--- START OF Entries supplied ---
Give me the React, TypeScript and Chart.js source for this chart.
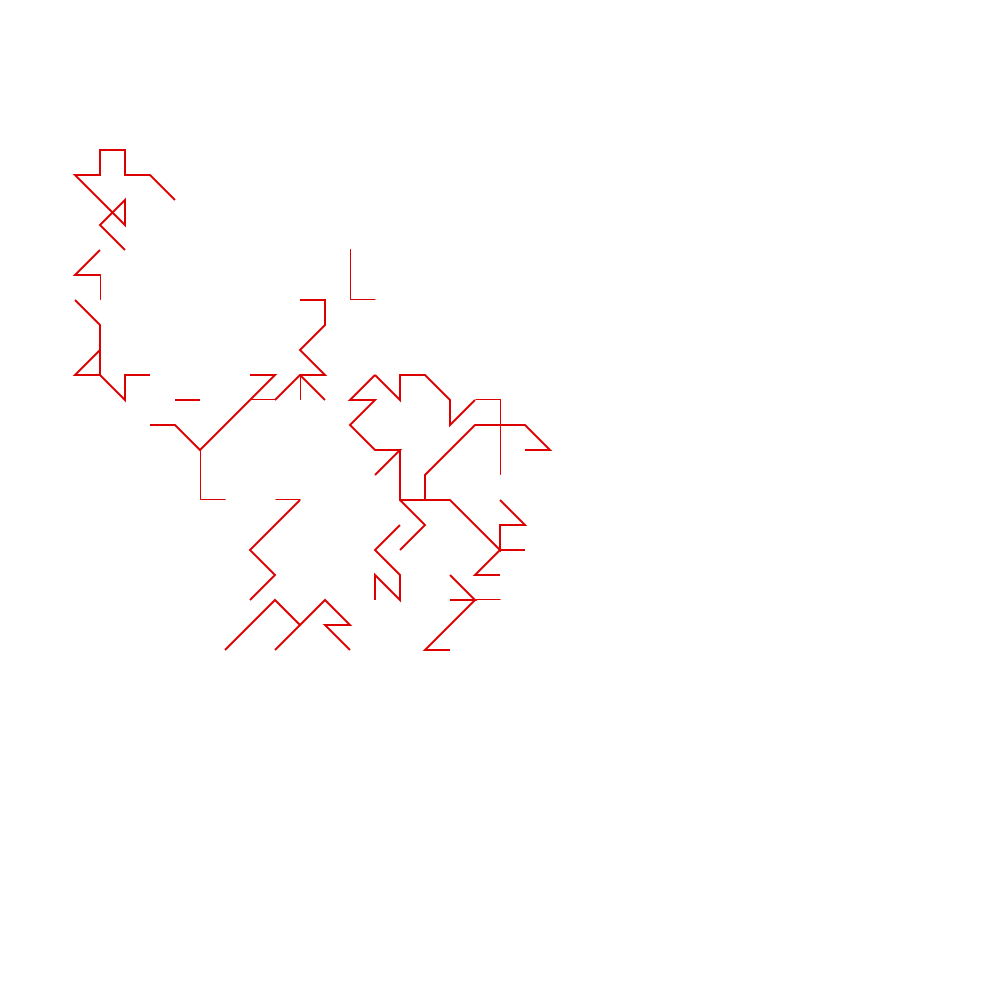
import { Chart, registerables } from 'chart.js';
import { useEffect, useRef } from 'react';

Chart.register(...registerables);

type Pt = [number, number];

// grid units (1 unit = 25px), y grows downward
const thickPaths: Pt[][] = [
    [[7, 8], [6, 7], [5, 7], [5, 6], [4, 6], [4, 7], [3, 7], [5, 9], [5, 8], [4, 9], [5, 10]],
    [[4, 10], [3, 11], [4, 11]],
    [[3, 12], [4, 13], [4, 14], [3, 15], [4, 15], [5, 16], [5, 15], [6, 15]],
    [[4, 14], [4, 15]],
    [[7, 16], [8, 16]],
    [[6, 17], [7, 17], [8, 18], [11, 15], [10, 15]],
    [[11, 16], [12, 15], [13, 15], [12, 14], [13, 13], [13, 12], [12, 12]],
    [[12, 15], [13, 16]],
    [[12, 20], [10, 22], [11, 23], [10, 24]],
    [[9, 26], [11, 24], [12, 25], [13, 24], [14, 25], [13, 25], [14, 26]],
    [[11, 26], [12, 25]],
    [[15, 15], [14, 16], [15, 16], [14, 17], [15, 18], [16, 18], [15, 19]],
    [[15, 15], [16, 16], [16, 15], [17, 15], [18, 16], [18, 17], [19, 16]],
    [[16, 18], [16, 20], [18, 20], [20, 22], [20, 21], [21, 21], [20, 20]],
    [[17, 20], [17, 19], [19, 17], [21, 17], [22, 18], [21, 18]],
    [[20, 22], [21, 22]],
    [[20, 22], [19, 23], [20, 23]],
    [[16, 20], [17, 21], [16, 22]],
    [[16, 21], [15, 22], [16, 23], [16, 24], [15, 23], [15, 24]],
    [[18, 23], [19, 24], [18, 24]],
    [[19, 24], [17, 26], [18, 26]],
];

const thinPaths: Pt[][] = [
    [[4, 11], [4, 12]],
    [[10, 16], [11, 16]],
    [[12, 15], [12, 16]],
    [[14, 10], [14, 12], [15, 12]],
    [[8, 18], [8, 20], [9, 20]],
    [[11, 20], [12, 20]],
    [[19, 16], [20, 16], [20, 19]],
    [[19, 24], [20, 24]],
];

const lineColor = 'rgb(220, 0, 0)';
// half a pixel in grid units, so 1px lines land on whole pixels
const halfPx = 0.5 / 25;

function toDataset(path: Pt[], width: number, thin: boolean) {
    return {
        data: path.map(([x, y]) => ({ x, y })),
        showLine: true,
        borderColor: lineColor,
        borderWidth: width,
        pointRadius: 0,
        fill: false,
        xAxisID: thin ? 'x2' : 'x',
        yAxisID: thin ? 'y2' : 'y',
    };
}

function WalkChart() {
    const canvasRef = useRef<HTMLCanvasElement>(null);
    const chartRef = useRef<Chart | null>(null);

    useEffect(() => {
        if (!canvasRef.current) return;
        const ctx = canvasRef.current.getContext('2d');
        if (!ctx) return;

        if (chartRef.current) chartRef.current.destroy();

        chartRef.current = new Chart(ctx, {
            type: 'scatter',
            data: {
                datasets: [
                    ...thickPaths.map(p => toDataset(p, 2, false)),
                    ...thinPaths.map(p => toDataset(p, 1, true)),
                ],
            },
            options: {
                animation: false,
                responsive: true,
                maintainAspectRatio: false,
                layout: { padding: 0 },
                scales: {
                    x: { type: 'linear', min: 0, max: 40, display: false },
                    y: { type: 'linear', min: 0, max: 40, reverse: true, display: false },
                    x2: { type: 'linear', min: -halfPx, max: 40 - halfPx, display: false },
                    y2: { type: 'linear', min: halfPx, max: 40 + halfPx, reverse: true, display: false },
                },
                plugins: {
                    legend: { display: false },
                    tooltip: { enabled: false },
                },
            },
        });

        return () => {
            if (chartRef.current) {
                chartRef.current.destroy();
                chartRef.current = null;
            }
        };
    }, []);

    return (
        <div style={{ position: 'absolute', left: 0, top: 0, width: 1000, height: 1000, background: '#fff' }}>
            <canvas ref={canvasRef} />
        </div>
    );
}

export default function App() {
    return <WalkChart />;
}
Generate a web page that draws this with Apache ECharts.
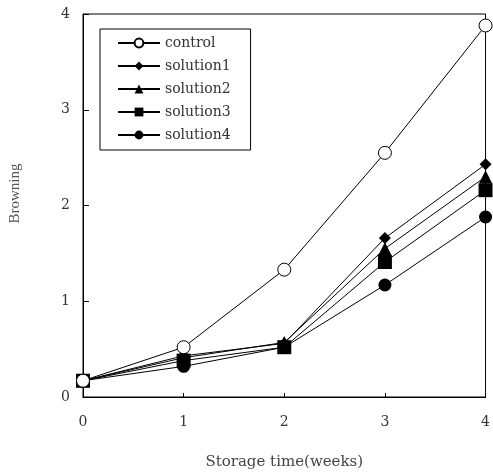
--- END OF Entries supplied ---
▶ **Stated goal**: Omit the pictures and restate the rest of the records verbatim.

▶ **Task answer**:
Give me the React, TypeScript and Chart.js source for this chart.
import { Chart, registerables } from 'chart.js';
import { useEffect, useRef } from 'react';

Chart.register(...registerables);

type Pt = [number, number];

// grid units (1 unit = 25px), y grows downward
const thickPaths: Pt[][] = [
    [[7, 8], [6, 7], [5, 7], [5, 6], [4, 6], [4, 7], [3, 7], [5, 9], [5, 8], [4, 9], [5, 10]],
    [[4, 10], [3, 11], [4, 11]],
    [[3, 12], [4, 13], [4, 14], [3, 15], [4, 15], [5, 16], [5, 15], [6, 15]],
    [[4, 14], [4, 15]],
    [[7, 16], [8, 16]],
    [[6, 17], [7, 17], [8, 18], [11, 15], [10, 15]],
    [[11, 16], [12, 15], [13, 15], [12, 14], [13, 13], [13, 12], [12, 12]],
    [[12, 15], [13, 16]],
    [[12, 20], [10, 22], [11, 23], [10, 24]],
    [[9, 26], [11, 24], [12, 25], [13, 24], [14, 25], [13, 25], [14, 26]],
    [[11, 26], [12, 25]],
    [[15, 15], [14, 16], [15, 16], [14, 17], [15, 18], [16, 18], [15, 19]],
    [[15, 15], [16, 16], [16, 15], [17, 15], [18, 16], [18, 17], [19, 16]],
    [[16, 18], [16, 20], [18, 20], [20, 22], [20, 21], [21, 21], [20, 20]],
    [[17, 20], [17, 19], [19, 17], [21, 17], [22, 18], [21, 18]],
    [[20, 22], [21, 22]],
    [[20, 22], [19, 23], [20, 23]],
    [[16, 20], [17, 21], [16, 22]],
    [[16, 21], [15, 22], [16, 23], [16, 24], [15, 23], [15, 24]],
    [[18, 23], [19, 24], [18, 24]],
    [[19, 24], [17, 26], [18, 26]],
];

const thinPaths: Pt[][] = [
    [[4, 11], [4, 12]],
    [[10, 16], [11, 16]],
    [[12, 15], [12, 16]],
    [[14, 10], [14, 12], [15, 12]],
    [[8, 18], [8, 20], [9, 20]],
    [[11, 20], [12, 20]],
    [[19, 16], [20, 16], [20, 19]],
    [[19, 24], [20, 24]],
];

const lineColor = 'rgb(220, 0, 0)';
// half a pixel in grid units, so 1px lines land on whole pixels
const halfPx = 0.5 / 25;

function toDataset(path: Pt[], width: number, thin: boolean) {
    return {
        data: path.map(([x, y]) => ({ x, y })),
        showLine: true,
        borderColor: lineColor,
        borderWidth: width,
        pointRadius: 0,
        fill: false,
        xAxisID: thin ? 'x2' : 'x',
        yAxisID: thin ? 'y2' : 'y',
    };
}

function WalkChart() {
    const canvasRef = useRef<HTMLCanvasElement>(null);
    const chartRef = useRef<Chart | null>(null);

    useEffect(() => {
        if (!canvasRef.current) return;
        const ctx = canvasRef.current.getContext('2d');
        if (!ctx) return;

        if (chartRef.current) chartRef.current.destroy();

        chartRef.current = new Chart(ctx, {
            type: 'scatter',
            data: {
                datasets: [
                    ...thickPaths.map(p => toDataset(p, 2, false)),
                    ...thinPaths.map(p => toDataset(p, 1, true)),
                ],
            },
            options: {
                animation: false,
                responsive: true,
                maintainAspectRatio: false,
                layout: { padding: 0 },
                scales: {
                    x: { type: 'linear', min: 0, max: 40, display: false },
                    y: { type: 'linear', min: 0, max: 40, reverse: true, display: false },
                    x2: { type: 'linear', min: -halfPx, max: 40 - halfPx, display: false },
                    y2: { type: 'linear', min: halfPx, max: 40 + halfPx, reverse: true, display: false },
                },
                plugins: {
                    legend: { display: false },
                    tooltip: { enabled: false },
                },
            },
        });

        return () => {
            if (chartRef.current) {
                chartRef.current.destroy();
                chartRef.current = null;
            }
        };
    }, []);

    return (
        <div style={{ position: 'absolute', left: 0, top: 0, width: 1000, height: 1000, background: '#fff' }}>
            <canvas ref={canvasRef} />
        </div>
    );
}

export default function App() {
    return <WalkChart />;
}
Generate a web page that draws this with Apache ECharts.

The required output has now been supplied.